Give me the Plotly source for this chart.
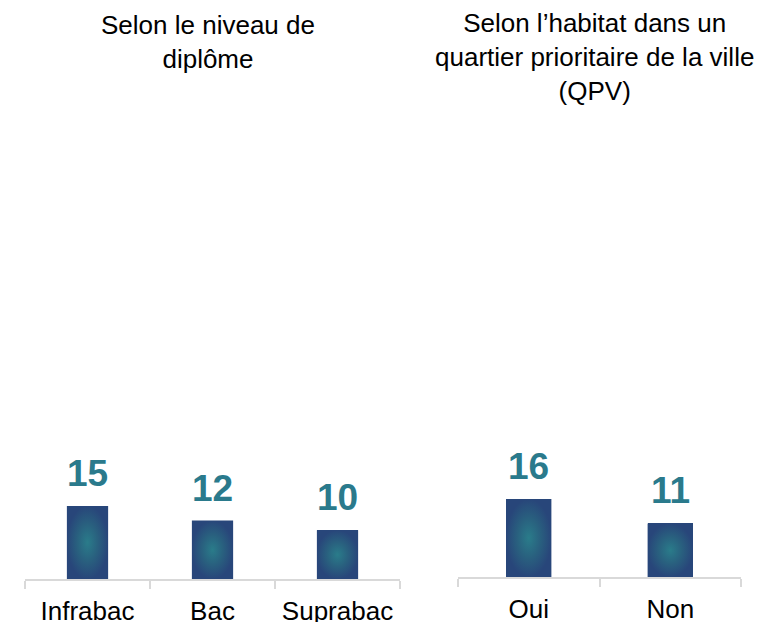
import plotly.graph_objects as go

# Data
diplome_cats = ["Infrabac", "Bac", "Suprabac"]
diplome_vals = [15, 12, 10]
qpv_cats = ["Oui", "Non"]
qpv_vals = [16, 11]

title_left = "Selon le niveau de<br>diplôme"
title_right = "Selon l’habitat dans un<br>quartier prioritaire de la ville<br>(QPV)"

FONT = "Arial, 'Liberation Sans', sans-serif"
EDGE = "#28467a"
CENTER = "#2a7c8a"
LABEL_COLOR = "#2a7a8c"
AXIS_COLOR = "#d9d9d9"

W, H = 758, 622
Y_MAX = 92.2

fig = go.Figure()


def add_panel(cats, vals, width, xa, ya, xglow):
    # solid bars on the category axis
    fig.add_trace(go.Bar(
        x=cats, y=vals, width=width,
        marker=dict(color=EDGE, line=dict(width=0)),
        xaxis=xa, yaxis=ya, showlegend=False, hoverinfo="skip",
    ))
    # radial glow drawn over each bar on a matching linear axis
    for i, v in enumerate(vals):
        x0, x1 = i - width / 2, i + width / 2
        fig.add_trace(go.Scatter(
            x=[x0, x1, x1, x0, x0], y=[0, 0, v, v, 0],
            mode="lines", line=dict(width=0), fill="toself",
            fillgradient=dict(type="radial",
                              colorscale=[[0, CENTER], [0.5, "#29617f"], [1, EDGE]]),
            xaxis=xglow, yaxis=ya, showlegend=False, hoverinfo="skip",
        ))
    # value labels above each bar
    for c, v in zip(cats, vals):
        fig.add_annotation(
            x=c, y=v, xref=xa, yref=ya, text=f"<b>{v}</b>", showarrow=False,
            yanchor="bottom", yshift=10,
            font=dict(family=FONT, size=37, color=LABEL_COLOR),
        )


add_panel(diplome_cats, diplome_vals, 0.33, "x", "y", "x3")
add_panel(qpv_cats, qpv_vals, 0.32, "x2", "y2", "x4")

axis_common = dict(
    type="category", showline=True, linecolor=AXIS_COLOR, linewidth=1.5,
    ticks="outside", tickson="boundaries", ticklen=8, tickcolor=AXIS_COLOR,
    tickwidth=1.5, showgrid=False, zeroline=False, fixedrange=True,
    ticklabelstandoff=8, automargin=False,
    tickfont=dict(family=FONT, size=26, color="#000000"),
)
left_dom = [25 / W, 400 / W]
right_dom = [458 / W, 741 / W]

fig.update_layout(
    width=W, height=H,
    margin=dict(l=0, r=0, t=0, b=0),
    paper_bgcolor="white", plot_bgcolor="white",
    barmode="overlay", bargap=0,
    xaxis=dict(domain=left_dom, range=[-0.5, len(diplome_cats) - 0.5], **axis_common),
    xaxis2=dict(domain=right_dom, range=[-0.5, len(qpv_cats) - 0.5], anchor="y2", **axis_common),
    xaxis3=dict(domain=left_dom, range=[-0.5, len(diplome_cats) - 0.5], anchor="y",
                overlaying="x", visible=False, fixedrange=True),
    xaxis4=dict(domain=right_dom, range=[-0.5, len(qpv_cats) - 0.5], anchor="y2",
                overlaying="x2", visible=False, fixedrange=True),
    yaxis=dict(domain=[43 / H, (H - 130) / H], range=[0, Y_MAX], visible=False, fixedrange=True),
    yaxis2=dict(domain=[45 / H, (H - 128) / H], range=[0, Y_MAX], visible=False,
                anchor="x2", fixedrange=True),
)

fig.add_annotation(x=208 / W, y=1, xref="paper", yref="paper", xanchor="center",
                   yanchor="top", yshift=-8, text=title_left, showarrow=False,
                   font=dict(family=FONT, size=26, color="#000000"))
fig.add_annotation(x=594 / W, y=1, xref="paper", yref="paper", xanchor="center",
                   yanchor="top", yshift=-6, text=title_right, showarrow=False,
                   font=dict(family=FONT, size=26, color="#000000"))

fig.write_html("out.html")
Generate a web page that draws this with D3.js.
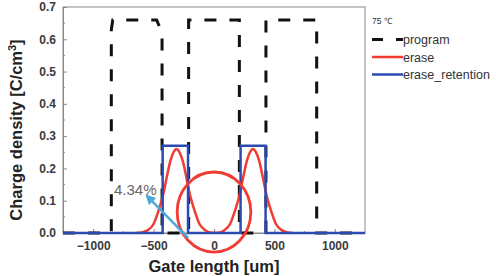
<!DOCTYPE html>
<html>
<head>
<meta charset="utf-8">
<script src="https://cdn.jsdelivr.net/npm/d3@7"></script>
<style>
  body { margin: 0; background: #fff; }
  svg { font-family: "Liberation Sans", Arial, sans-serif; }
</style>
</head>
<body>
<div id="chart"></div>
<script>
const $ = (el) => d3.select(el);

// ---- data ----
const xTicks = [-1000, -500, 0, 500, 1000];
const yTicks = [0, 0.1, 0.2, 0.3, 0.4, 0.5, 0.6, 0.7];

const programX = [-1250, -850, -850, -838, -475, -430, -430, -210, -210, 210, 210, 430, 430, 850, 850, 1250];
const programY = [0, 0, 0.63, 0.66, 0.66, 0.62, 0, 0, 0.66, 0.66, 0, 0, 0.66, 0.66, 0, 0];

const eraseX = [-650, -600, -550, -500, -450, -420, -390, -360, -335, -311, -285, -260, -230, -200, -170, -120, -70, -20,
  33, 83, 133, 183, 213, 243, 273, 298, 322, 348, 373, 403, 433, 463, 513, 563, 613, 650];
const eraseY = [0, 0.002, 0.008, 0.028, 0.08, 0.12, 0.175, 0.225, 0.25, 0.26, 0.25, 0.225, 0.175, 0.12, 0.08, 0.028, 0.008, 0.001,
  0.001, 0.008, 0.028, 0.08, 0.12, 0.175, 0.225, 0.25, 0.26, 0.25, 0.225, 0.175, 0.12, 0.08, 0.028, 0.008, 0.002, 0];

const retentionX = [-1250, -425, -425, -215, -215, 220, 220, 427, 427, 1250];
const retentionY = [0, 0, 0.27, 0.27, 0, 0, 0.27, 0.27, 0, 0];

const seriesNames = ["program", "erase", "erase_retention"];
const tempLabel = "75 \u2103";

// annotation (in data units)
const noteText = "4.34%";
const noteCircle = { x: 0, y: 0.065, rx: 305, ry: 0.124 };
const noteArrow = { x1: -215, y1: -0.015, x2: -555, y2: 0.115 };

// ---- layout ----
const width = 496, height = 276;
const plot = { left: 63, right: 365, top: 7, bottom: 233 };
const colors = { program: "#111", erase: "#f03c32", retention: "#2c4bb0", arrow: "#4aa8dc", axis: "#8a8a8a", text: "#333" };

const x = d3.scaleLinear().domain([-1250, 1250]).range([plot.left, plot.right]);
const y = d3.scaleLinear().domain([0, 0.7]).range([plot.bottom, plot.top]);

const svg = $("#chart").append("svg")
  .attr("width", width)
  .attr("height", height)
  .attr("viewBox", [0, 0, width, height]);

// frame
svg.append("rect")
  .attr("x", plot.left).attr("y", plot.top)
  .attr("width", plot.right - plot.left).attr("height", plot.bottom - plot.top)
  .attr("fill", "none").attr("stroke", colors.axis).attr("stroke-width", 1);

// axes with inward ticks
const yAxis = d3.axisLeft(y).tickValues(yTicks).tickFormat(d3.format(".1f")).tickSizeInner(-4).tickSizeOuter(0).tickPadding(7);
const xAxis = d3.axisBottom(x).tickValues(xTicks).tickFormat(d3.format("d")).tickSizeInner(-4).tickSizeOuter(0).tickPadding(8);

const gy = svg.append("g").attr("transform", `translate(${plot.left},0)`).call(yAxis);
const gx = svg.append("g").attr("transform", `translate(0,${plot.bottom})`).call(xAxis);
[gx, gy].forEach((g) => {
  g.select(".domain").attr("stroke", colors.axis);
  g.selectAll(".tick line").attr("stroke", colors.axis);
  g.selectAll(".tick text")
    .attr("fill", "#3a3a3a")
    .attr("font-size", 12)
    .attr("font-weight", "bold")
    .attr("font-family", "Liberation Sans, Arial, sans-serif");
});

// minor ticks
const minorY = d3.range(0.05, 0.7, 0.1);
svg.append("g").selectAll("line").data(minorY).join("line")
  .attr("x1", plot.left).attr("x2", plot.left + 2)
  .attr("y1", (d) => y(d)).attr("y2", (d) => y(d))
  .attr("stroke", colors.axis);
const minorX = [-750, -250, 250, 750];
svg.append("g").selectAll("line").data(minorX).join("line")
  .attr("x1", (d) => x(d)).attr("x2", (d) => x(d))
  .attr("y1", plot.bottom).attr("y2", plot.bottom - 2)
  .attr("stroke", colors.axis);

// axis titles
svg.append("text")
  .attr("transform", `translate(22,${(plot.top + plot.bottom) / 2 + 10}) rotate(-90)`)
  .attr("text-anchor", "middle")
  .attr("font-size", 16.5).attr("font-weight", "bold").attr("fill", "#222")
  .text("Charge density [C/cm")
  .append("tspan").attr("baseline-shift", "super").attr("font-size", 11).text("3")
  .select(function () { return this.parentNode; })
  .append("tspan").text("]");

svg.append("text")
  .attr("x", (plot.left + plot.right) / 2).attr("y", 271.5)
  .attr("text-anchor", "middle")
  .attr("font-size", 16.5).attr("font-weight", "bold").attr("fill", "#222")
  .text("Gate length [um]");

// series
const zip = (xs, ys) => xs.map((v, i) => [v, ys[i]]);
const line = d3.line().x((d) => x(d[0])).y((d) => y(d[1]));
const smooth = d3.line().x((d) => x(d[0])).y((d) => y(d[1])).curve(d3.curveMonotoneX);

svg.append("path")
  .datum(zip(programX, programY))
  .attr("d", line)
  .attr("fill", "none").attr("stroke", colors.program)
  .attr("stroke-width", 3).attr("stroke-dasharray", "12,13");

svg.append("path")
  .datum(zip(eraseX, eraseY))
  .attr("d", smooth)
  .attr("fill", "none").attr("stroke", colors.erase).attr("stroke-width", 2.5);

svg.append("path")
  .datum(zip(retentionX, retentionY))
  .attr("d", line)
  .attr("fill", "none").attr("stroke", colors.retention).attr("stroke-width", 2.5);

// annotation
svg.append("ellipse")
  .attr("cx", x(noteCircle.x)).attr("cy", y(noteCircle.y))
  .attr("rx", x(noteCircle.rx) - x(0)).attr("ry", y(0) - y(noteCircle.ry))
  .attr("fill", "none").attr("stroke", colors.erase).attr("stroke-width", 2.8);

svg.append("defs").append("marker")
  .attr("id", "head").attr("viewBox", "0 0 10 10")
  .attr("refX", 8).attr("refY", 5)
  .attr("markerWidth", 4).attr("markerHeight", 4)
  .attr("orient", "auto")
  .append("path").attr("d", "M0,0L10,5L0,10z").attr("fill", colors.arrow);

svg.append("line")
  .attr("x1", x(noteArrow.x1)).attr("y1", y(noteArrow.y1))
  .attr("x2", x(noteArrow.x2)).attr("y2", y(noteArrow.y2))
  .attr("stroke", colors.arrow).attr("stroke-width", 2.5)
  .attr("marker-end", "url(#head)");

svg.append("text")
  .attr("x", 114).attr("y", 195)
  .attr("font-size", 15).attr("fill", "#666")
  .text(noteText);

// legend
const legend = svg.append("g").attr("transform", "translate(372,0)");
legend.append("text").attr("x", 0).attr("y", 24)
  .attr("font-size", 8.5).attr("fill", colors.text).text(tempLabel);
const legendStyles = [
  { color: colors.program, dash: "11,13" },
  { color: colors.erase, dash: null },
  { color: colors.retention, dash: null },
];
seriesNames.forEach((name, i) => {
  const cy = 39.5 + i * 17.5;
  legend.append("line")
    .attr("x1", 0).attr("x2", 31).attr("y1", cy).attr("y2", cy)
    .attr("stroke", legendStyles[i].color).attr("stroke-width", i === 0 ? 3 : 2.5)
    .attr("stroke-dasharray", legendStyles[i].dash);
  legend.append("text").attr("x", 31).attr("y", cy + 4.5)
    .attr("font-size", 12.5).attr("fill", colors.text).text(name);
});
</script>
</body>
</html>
--------
Search the preceding listing for "with" and extract every line where it is found.

Generate a web page that draws this with D3.js.
// axes with inward ticks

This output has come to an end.